* Given entries *
┌────────
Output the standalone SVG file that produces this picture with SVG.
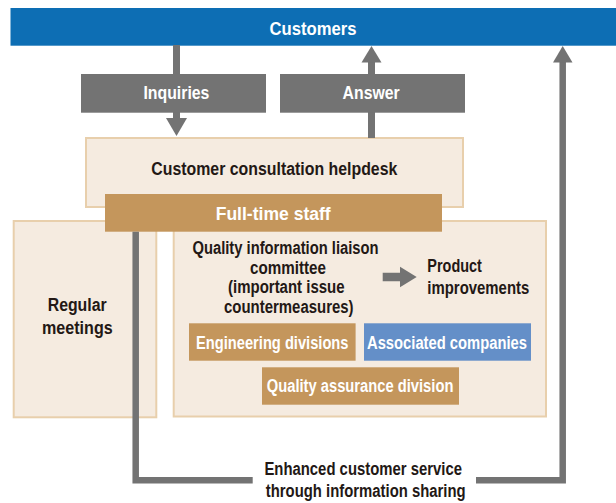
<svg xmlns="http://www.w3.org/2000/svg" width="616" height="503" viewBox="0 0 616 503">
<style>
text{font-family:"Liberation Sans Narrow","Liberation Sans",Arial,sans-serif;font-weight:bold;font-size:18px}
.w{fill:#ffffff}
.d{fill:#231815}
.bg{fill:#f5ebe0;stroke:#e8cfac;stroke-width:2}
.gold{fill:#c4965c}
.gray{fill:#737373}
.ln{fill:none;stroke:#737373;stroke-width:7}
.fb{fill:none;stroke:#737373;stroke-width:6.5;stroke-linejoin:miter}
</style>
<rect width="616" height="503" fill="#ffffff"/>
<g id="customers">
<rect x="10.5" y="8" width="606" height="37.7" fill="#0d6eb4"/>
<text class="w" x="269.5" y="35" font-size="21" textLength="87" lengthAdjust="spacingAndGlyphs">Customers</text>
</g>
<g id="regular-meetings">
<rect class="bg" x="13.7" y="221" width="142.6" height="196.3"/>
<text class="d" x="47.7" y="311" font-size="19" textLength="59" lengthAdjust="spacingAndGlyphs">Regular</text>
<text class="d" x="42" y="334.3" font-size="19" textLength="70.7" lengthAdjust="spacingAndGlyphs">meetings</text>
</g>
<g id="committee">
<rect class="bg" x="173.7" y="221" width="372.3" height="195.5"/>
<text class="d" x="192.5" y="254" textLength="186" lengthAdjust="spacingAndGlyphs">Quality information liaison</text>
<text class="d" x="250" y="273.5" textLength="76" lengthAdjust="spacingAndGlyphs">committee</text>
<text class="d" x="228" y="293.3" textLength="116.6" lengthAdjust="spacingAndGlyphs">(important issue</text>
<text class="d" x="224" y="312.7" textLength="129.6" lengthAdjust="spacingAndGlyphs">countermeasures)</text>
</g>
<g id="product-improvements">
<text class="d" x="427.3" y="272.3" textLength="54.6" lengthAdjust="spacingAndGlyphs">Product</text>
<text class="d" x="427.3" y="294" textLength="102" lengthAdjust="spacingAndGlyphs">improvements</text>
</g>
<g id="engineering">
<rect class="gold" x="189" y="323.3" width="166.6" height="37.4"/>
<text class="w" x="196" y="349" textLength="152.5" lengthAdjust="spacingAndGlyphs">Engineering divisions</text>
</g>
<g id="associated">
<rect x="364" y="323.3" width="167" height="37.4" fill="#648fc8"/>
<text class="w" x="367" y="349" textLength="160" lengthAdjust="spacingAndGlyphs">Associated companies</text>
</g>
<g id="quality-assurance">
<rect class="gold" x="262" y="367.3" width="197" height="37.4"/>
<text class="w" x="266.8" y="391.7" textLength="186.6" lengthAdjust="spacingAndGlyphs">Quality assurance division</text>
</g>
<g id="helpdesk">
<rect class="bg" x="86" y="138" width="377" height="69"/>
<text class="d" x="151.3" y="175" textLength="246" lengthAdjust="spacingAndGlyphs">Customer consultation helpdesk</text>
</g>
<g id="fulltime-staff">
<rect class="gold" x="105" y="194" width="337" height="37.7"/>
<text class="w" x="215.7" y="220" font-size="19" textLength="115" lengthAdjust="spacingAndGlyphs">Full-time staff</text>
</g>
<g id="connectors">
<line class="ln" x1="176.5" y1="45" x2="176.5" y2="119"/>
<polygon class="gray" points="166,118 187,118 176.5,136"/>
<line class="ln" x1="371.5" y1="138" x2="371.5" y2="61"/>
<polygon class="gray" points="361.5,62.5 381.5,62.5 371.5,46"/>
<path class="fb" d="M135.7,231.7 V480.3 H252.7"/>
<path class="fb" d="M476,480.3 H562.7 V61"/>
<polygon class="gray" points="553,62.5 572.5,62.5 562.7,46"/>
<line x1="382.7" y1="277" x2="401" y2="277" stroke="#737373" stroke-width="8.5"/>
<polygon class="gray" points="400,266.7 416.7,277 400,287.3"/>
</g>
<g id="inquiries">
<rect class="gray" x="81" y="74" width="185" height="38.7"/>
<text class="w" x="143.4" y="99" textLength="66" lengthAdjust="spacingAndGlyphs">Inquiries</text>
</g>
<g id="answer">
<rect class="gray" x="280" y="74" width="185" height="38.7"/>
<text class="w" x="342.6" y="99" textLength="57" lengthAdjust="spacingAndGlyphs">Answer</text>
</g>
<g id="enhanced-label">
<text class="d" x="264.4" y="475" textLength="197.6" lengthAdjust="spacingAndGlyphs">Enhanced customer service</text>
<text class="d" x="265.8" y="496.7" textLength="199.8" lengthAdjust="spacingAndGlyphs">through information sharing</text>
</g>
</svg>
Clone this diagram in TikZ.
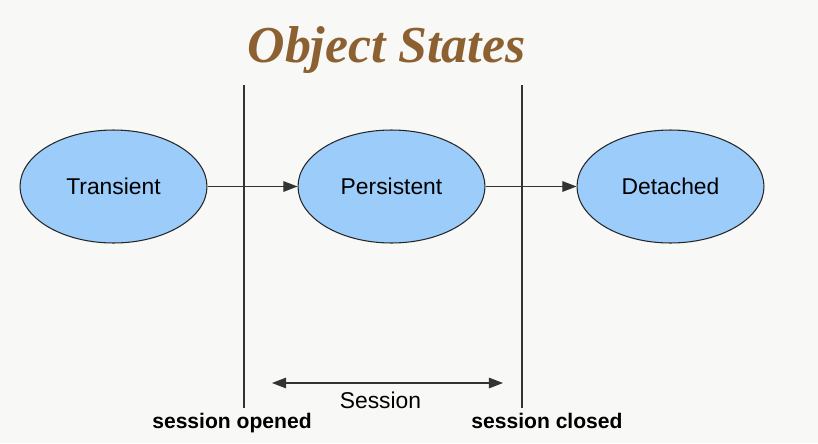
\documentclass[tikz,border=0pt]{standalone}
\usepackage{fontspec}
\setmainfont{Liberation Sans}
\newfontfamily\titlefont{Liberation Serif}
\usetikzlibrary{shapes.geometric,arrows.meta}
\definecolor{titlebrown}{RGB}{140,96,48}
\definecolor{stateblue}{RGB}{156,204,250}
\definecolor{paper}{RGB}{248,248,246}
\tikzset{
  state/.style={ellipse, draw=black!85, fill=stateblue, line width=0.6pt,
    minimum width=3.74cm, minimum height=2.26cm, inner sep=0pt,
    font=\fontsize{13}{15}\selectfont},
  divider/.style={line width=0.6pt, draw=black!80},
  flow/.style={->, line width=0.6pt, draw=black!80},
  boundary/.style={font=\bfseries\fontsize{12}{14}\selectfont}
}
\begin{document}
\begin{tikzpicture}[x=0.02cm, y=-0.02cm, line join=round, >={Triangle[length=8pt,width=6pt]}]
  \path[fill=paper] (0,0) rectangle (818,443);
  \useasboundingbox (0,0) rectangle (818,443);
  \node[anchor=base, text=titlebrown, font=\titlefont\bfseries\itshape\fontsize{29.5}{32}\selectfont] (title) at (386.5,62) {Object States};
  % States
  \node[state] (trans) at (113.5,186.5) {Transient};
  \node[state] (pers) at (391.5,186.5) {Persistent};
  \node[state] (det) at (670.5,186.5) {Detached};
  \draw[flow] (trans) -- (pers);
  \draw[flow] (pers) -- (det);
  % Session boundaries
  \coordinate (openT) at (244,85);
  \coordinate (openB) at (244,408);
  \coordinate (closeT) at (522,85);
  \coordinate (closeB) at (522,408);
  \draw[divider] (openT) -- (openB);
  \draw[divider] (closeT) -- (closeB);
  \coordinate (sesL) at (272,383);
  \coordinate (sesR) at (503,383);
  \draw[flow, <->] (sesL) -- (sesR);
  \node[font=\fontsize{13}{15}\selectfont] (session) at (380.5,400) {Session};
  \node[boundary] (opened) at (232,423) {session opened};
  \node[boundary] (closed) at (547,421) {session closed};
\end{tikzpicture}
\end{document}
└────────
* Given request *
The listing above needs to be output again exactly. Don't include the pictures.

* Problem solution *
Output the standalone SVG file that produces this picture with SVG.
<svg xmlns="http://www.w3.org/2000/svg" width="616" height="503" viewBox="0 0 616 503">
<style>
text{font-family:"Liberation Sans Narrow","Liberation Sans",Arial,sans-serif;font-weight:bold;font-size:18px}
.w{fill:#ffffff}
.d{fill:#231815}
.bg{fill:#f5ebe0;stroke:#e8cfac;stroke-width:2}
.gold{fill:#c4965c}
.gray{fill:#737373}
.ln{fill:none;stroke:#737373;stroke-width:7}
.fb{fill:none;stroke:#737373;stroke-width:6.5;stroke-linejoin:miter}
</style>
<rect width="616" height="503" fill="#ffffff"/>
<g id="customers">
<rect x="10.5" y="8" width="606" height="37.7" fill="#0d6eb4"/>
<text class="w" x="269.5" y="35" font-size="21" textLength="87" lengthAdjust="spacingAndGlyphs">Customers</text>
</g>
<g id="regular-meetings">
<rect class="bg" x="13.7" y="221" width="142.6" height="196.3"/>
<text class="d" x="47.7" y="311" font-size="19" textLength="59" lengthAdjust="spacingAndGlyphs">Regular</text>
<text class="d" x="42" y="334.3" font-size="19" textLength="70.7" lengthAdjust="spacingAndGlyphs">meetings</text>
</g>
<g id="committee">
<rect class="bg" x="173.7" y="221" width="372.3" height="195.5"/>
<text class="d" x="192.5" y="254" textLength="186" lengthAdjust="spacingAndGlyphs">Quality information liaison</text>
<text class="d" x="250" y="273.5" textLength="76" lengthAdjust="spacingAndGlyphs">committee</text>
<text class="d" x="228" y="293.3" textLength="116.6" lengthAdjust="spacingAndGlyphs">(important issue</text>
<text class="d" x="224" y="312.7" textLength="129.6" lengthAdjust="spacingAndGlyphs">countermeasures)</text>
</g>
<g id="product-improvements">
<text class="d" x="427.3" y="272.3" textLength="54.6" lengthAdjust="spacingAndGlyphs">Product</text>
<text class="d" x="427.3" y="294" textLength="102" lengthAdjust="spacingAndGlyphs">improvements</text>
</g>
<g id="engineering">
<rect class="gold" x="189" y="323.3" width="166.6" height="37.4"/>
<text class="w" x="196" y="349" textLength="152.5" lengthAdjust="spacingAndGlyphs">Engineering divisions</text>
</g>
<g id="associated">
<rect x="364" y="323.3" width="167" height="37.4" fill="#648fc8"/>
<text class="w" x="367" y="349" textLength="160" lengthAdjust="spacingAndGlyphs">Associated companies</text>
</g>
<g id="quality-assurance">
<rect class="gold" x="262" y="367.3" width="197" height="37.4"/>
<text class="w" x="266.8" y="391.7" textLength="186.6" lengthAdjust="spacingAndGlyphs">Quality assurance division</text>
</g>
<g id="helpdesk">
<rect class="bg" x="86" y="138" width="377" height="69"/>
<text class="d" x="151.3" y="175" textLength="246" lengthAdjust="spacingAndGlyphs">Customer consultation helpdesk</text>
</g>
<g id="fulltime-staff">
<rect class="gold" x="105" y="194" width="337" height="37.7"/>
<text class="w" x="215.7" y="220" font-size="19" textLength="115" lengthAdjust="spacingAndGlyphs">Full-time staff</text>
</g>
<g id="connectors">
<line class="ln" x1="176.5" y1="45" x2="176.5" y2="119"/>
<polygon class="gray" points="166,118 187,118 176.5,136"/>
<line class="ln" x1="371.5" y1="138" x2="371.5" y2="61"/>
<polygon class="gray" points="361.5,62.5 381.5,62.5 371.5,46"/>
<path class="fb" d="M135.7,231.7 V480.3 H252.7"/>
<path class="fb" d="M476,480.3 H562.7 V61"/>
<polygon class="gray" points="553,62.5 572.5,62.5 562.7,46"/>
<line x1="382.7" y1="277" x2="401" y2="277" stroke="#737373" stroke-width="8.5"/>
<polygon class="gray" points="400,266.7 416.7,277 400,287.3"/>
</g>
<g id="inquiries">
<rect class="gray" x="81" y="74" width="185" height="38.7"/>
<text class="w" x="143.4" y="99" textLength="66" lengthAdjust="spacingAndGlyphs">Inquiries</text>
</g>
<g id="answer">
<rect class="gray" x="280" y="74" width="185" height="38.7"/>
<text class="w" x="342.6" y="99" textLength="57" lengthAdjust="spacingAndGlyphs">Answer</text>
</g>
<g id="enhanced-label">
<text class="d" x="264.4" y="475" textLength="197.6" lengthAdjust="spacingAndGlyphs">Enhanced customer service</text>
<text class="d" x="265.8" y="496.7" textLength="199.8" lengthAdjust="spacingAndGlyphs">through information sharing</text>
</g>
</svg>
Clone this diagram in TikZ.
\documentclass[tikz,border=0pt]{standalone}
\usepackage{fontspec}
\setmainfont{Liberation Sans}
\newfontfamily\titlefont{Liberation Serif}
\usetikzlibrary{shapes.geometric,arrows.meta}
\definecolor{titlebrown}{RGB}{140,96,48}
\definecolor{stateblue}{RGB}{156,204,250}
\definecolor{paper}{RGB}{248,248,246}
\tikzset{
  state/.style={ellipse, draw=black!85, fill=stateblue, line width=0.6pt,
    minimum width=3.74cm, minimum height=2.26cm, inner sep=0pt,
    font=\fontsize{13}{15}\selectfont},
  divider/.style={line width=0.6pt, draw=black!80},
  flow/.style={->, line width=0.6pt, draw=black!80},
  boundary/.style={font=\bfseries\fontsize{12}{14}\selectfont}
}
\begin{document}
\begin{tikzpicture}[x=0.02cm, y=-0.02cm, line join=round, >={Triangle[length=8pt,width=6pt]}]
  \path[fill=paper] (0,0) rectangle (818,443);
  \useasboundingbox (0,0) rectangle (818,443);
  \node[anchor=base, text=titlebrown, font=\titlefont\bfseries\itshape\fontsize{29.5}{32}\selectfont] (title) at (386.5,62) {Object States};
  % States
  \node[state] (trans) at (113.5,186.5) {Transient};
  \node[state] (pers) at (391.5,186.5) {Persistent};
  \node[state] (det) at (670.5,186.5) {Detached};
  \draw[flow] (trans) -- (pers);
  \draw[flow] (pers) -- (det);
  % Session boundaries
  \coordinate (openT) at (244,85);
  \coordinate (openB) at (244,408);
  \coordinate (closeT) at (522,85);
  \coordinate (closeB) at (522,408);
  \draw[divider] (openT) -- (openB);
  \draw[divider] (closeT) -- (closeB);
  \coordinate (sesL) at (272,383);
  \coordinate (sesR) at (503,383);
  \draw[flow, <->] (sesL) -- (sesR);
  \node[font=\fontsize{13}{15}\selectfont] (session) at (380.5,400) {Session};
  \node[boundary] (opened) at (232,423) {session opened};
  \node[boundary] (closed) at (547,421) {session closed};
\end{tikzpicture}
\end{document}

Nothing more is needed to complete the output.